Six years after finishing his doctorate, he was diagnosed with severe ADD, which he now treats with medication. Shifts in diagnosis and treatment of ADD in the years since he was in high school have meant a new world for people with similar conditions, he said. “People learn differently. I learned quite differently than other students ― while battling through five degrees. The modern science that allows us to understand these things has really radically overhauled our approach to learning.”

Rich is an advocate for diversity, leading Goddard’s People with Disabilities Advisory Committee for four years and chairing the Science Director’s Diversity Committee in 2015. Inspired by his own struggles, he volunteered for the committee years before realizing he had ADD.

“I’m able to understand that people come from different circumstances. I took this crazy route and now I really see there are so many different ways you can approach this. I see it as my duty as a civil servant to reach out to underrepresented groups and make them understand that they’re a part of this, too.”

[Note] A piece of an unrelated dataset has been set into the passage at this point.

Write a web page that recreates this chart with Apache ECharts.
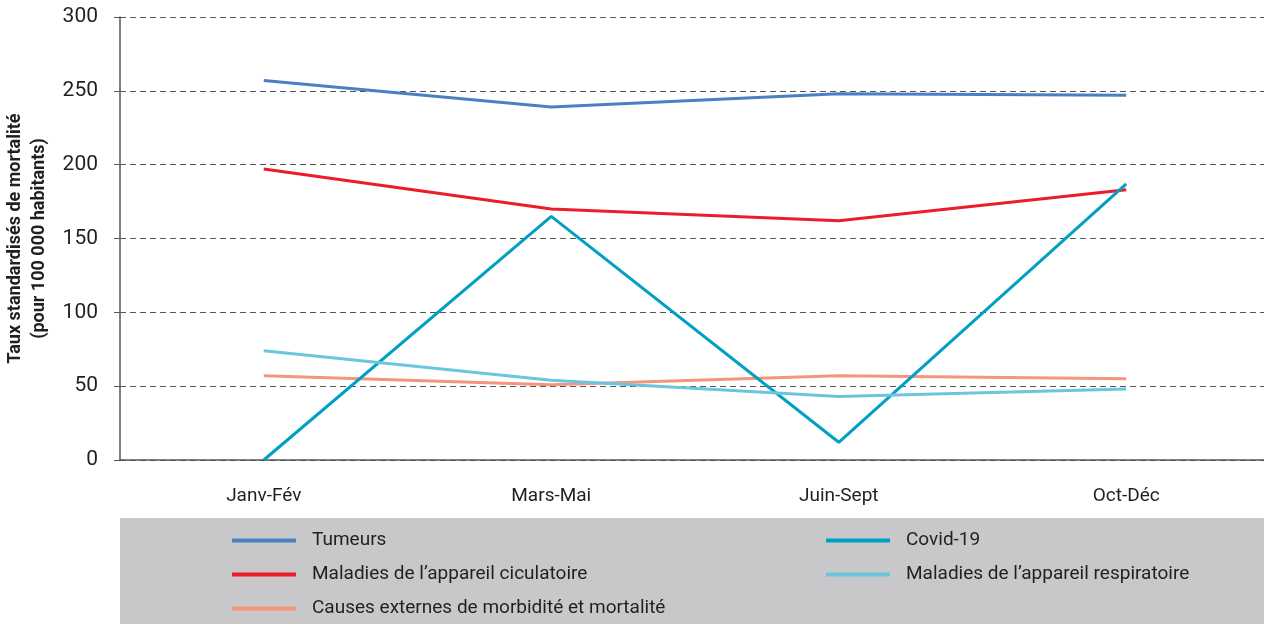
<!DOCTYPE html>
<html>
<head>
<meta charset="utf-8">
<script src="https://cdn.jsdelivr.net/npm/echarts@6/dist/echarts.min.js"></script>
<style>
  html, body { margin: 0; padding: 0; background: #fff; }
  #chart { width: 1264px; height: 624px; }
</style>
</head>
<body>
<div id="chart"></div>
<script>
const periods = ['Janv-Fév', 'Mars-Mai', 'Juin-Sept', 'Oct-Déc']
const tumeurs = [257, 239, 248, 247]
const circulatoire = [197, 170, 162, 183]
const covid = [0, 165, 12, 187]
const respiratoire = [74, 54, 43, 48]
const externes = [57, 51, 57, 55]

const font = '"Liberation Sans Narrow", "Roboto", sans-serif'

const seriesDefs = [
  { name: 'Tumeurs', data: tumeurs, color: '#4a7fc1' },
  { name: 'Maladies de l\u2019appareil ciculatoire', data: circulatoire, color: '#ec1c2a' },
  { name: 'Causes externes de morbidité et mortalité', data: externes, color: '#f5967c' },
  { name: 'Covid-19', data: covid, color: '#00a0c3' },
  { name: 'Maladies de l\u2019appareil respiratoire', data: respiratoire, color: '#6ac6df' }
]

const legendBase = {
  orient: 'vertical',
  top: 531,
  padding: 0,
  itemWidth: 64,
  itemHeight: 4,
  itemGap: 15,
  icon: 'rect',
  textStyle: { fontFamily: font, fontSize: 19, color: '#231f20', padding: [0, 0, 0, 11] }
}

const chart = echarts.init(document.getElementById('chart'))
chart.setOption({
  animation: false,
  backgroundColor: '#fff',
  graphic: [{
    type: 'rect', left: 120, top: 518, z: -10,
    shape: { width: 1144, height: 106 },
    style: { fill: '#c8c8ca' }
  }],
  grid: { left: 120, right: -6, top: 17, bottom: 164, outerBoundsMode: 'none' },
  legend: [
    Object.assign({ left: 232, data: seriesDefs.slice(0, 3).map(s => s.name) }, legendBase),
    Object.assign({ left: 826, data: seriesDefs.slice(3).map(s => s.name) }, legendBase)
  ],
  xAxis: {
    type: 'category',
    data: periods,
    axisLine: { lineStyle: { color: '#555', width: 1.5 } },
    axisTick: { alignWithLabel: true, length: 6, lineStyle: { color: '#555' } },
    axisLabel: { fontFamily: font, fontSize: 19, color: '#231f20', margin: 27 }
  },
  yAxis: {
    type: 'value',
    min: 0, max: 300, interval: 50,
    name: 'Taux standardisés de mortalité\n(pour 100 000 habitants)',
    nameLocation: 'middle',
    nameRotate: 90,
    nameGap: 65,
    nameTextStyle: { fontFamily: font, fontSize: 18, fontWeight: 'bold', color: '#231f20', lineHeight: 24 },
    axisLine: { show: true, lineStyle: { color: '#555', width: 1.5 } },
    axisTick: { show: true, length: 7, lineStyle: { color: '#555', type: [6, 4] } },
    axisLabel: { fontFamily: font, fontSize: 21, color: '#231f20', margin: 22 },
    splitLine: { lineStyle: { color: '#555', type: [6, 4], width: 1 } }
  },
  series: seriesDefs.map(s => ({
    name: s.name,
    type: 'line',
    data: s.data,
    color: s.color,
    symbol: 'none',
    lineStyle: { width: 3, color: s.color }
  }))
})
</script>
</body>
</html>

The hoped-for career as an astronaut didn’t pan out, though he applied twice, but as an astronomer Rich explores space through cosmic discoveries, working on artificial intelligence and gravitational microlensing. “I’m very keen on the science I’m doing.”

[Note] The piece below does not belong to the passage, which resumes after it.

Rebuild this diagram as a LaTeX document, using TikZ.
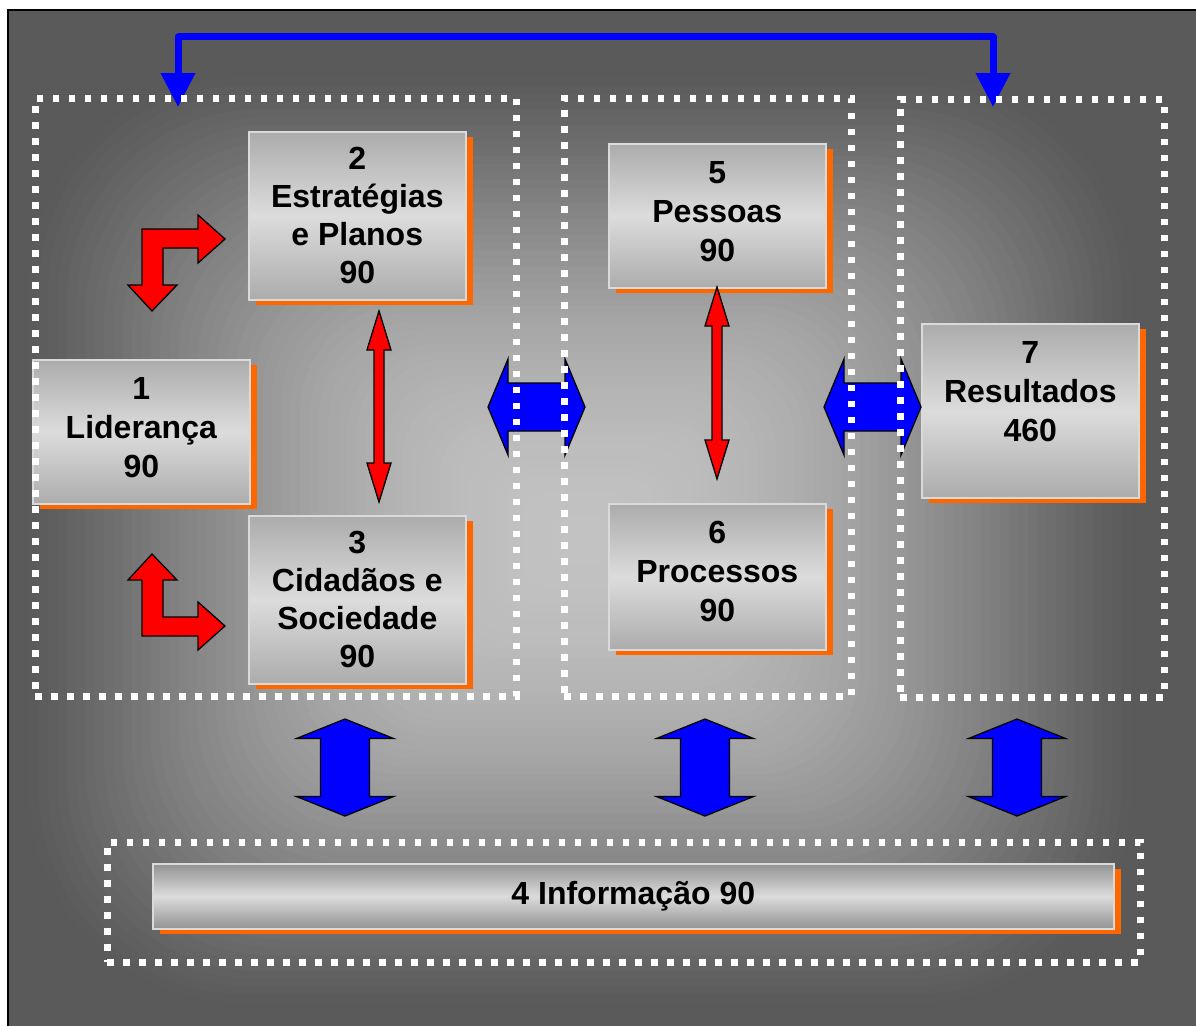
\documentclass[tikz,border=0pt]{standalone}
\usepackage{fontspec}
\setmainfont{Liberation Sans}
\usetikzlibrary{arrows.meta,shadows}
\definecolor{bgdark}{HTML}{5A5A5A}
\definecolor{boxtop}{HTML}{ACACAC}
\definecolor{boxmid}{HTML}{DCDCDC}
\definecolor{boxedge}{HTML}{DADADA}
\definecolor{shorange}{HTML}{FF6600}
\definecolor{arrblue}{HTML}{0000FF}
\definecolor{arrred}{HTML}{FF0000}
\newcommand\bxfont{\fontsize{32}{38}\selectfont\bfseries}
\newcommand\bxfontb{\fontsize{32}{39}\selectfont\bfseries}
\tikzset{
  box/.style={draw=boxedge, line width=1.6pt, top color=boxtop, bottom color=boxtop, middle color=boxmid, inner sep=0pt, anchor=north west, align=center, font=\bxfont, text=black, drop shadow={shadow xshift=7pt, shadow yshift=-5pt, fill=shorange, opacity=1}},
  btext/.style={font=\bxfontb, align=center, text=black, inner sep=0pt},
  grp/.style={draw=white, line width=6.5pt, dash pattern=on 6.5pt off 9.5pt, inner sep=0pt, anchor=north west},
  bluearr/.style={fill=arrblue, draw=black, line width=1.3pt},
  redarr/.style={fill=arrred, draw=black, line width=1.3pt},
  conn/.style={draw=arrblue, line width=7pt, line join=round, <->, >={Triangle[width=33pt,length=34pt]}},
  pics/dbl/.style n args={4}{code={\path[pic actions] (0,-#1) -- (#3,-#1+#2) -- (#4,-#1+#2) -- (#4,#1-#2) -- (#3,#1-#2) -- (0,#1) -- (-#3,#1-#2) -- (-#4,#1-#2) -- (-#4,-#1+#2) -- (-#3,-#1+#2) -- cycle;}},
}
\begin{document}
\begin{tikzpicture}[x=1pt,y=-1pt]
\useasboundingbox (0,0) rectangle (1196,1025);
\clip (0,0) rectangle (1196,1025);
% background: rectangular gradient from the centre
\fill[bgdark] (8,10) rectangle (1205,1035);
\foreach \bgI in {0,...,59}{
  \pgfmathsetmacro\bgT{1-\bgI/60}
  \pgfmathtruncatemacro\bgG{90+104*(max(1-\bgT*\bgT,0.0001))^1.3+0.5}
  \pgfmathsetmacro\bgW{560*\bgT}
  \pgfmathsetmacro\bgH{470*\bgT}
  \pgfmathsetmacro\bgR{0.45*\bgH}
  \definecolor{bgtmp}{RGB}{\bgG,\bgG,\bgG}
  \fill[bgtmp, rounded corners=\bgR pt] (580-\bgW,540-\bgH) rectangle (580+\bgW,540+\bgH);
}
\draw[line width=2pt, black] (8,1035) -- (8,10) -- (1205,10);

% boxes
\node[box, minimum width=217pt, minimum height=144pt] (b1) at (32,359) {};
\node[btext] (t1) at ([yshift=4pt]b1.center) {1\\Liderança\\90};
\node[box, minimum width=217pt, minimum height=168pt] (b2) at (248,131) {2\\Estratégias\\e Planos\\90};
\node[box, minimum width=217pt, minimum height=168pt] (b3) at (248,515) {3\\Cidadãos e\\Sociedade\\90};
\node[box, minimum width=217pt, minimum height=144pt] (b5) at (608,143) {};
\node[btext] (t5) at ([yshift=4pt]b5.center) {5\\Pessoas\\90};
\node[box, minimum width=217pt, minimum height=146pt] (b6) at (608,503) {};
\node[btext] (t6) at ([yshift=5pt]b6.center) {6\\Processos\\90};
\node[box, minimum width=217pt, minimum height=174pt] (b7) at (921,323) {};
\node[btext] (t7) at ([yshift=19pt]b7.center) {7\\Resultados\\460};
\node[box, minimum width=961pt, minimum height=65pt, top color=boxtop!85!black, bottom color=boxtop!85!black, middle color=boxmid] (b4) at (152,863) {4 Informação 90};

% red bent arrows
\path[redarr] (142,229) -- (198,229) -- (198,215) -- (225,239) -- (198,263) -- (198,248) -- (163,248) -- (163,285) -- (177,285) -- (152,311) -- (128,285) -- (142,285) -- cycle;
\path[redarr] (142,636) -- (198,636) -- (198,650) -- (225,626) -- (198,602) -- (198,617) -- (163,617) -- (163,580) -- (177,580) -- (152,554) -- (128,580) -- (142,580) -- cycle;

% red vertical double arrows
\pic[redarr] at (379,406.5) {dbl={95.5}{39}{12}{5}};
\pic[redarr] at (717,383) {dbl={96}{39}{12}{5}};

% blue horizontal double arrows
\pic[bluearr, rotate=90] at (536.5,407) {dbl={48.5}{20}{48}{24}};
\pic[bluearr, rotate=90] at (872.5,407) {dbl={48.5}{20}{48}{24}};

% blue vertical double arrows
\pic[bluearr] at (345,767.5) {dbl={48.5}{19.5}{48.5}{24.5}};
\pic[bluearr] at (705,767.5) {dbl={48.5}{19.5}{48.5}{24.5}};
\pic[bluearr] at (1017,767.5) {dbl={48.5}{19.5}{48.5}{24.5}};

% top blue connector
\coordinate (a1) at (178,107);
\coordinate (a3) at (993,107);
\coordinate (top) at (600,37);
\draw[conn] (a1) |- (top) -| (a3);

% dotted groups
\node[grp, minimum width=481pt, minimum height=598pt] (g1) at (32,95) {};
\node[grp, minimum width=287pt, minimum height=598pt] (g2) at (561,95) {};
\node[grp, minimum width=264pt, minimum height=598pt] (g3) at (897,96) {};
\node[grp, minimum width=1033pt, minimum height=120pt] (g4) at (104,839) {};
\end{tikzpicture}
\end{document}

Years of combating ADD leaves him still feeling like an imposter sometimes, he said. But he’s learned to identify and counter that feeling. “Being able to assert that with myself was like turning a corner. You’re not picking this stuff up as quickly as others, but in the end you’re going to beat it. And now I’ve learned to be a lot more gentle and accepting of myself.”

“I’m often really surprised when I think through something very technically difficult ― holy smokes I just figured that out?” he said. “I’m astonished I could do that because my brain just works so much better now. Sometimes I have so many ideas that I don’t know what to do with them all.”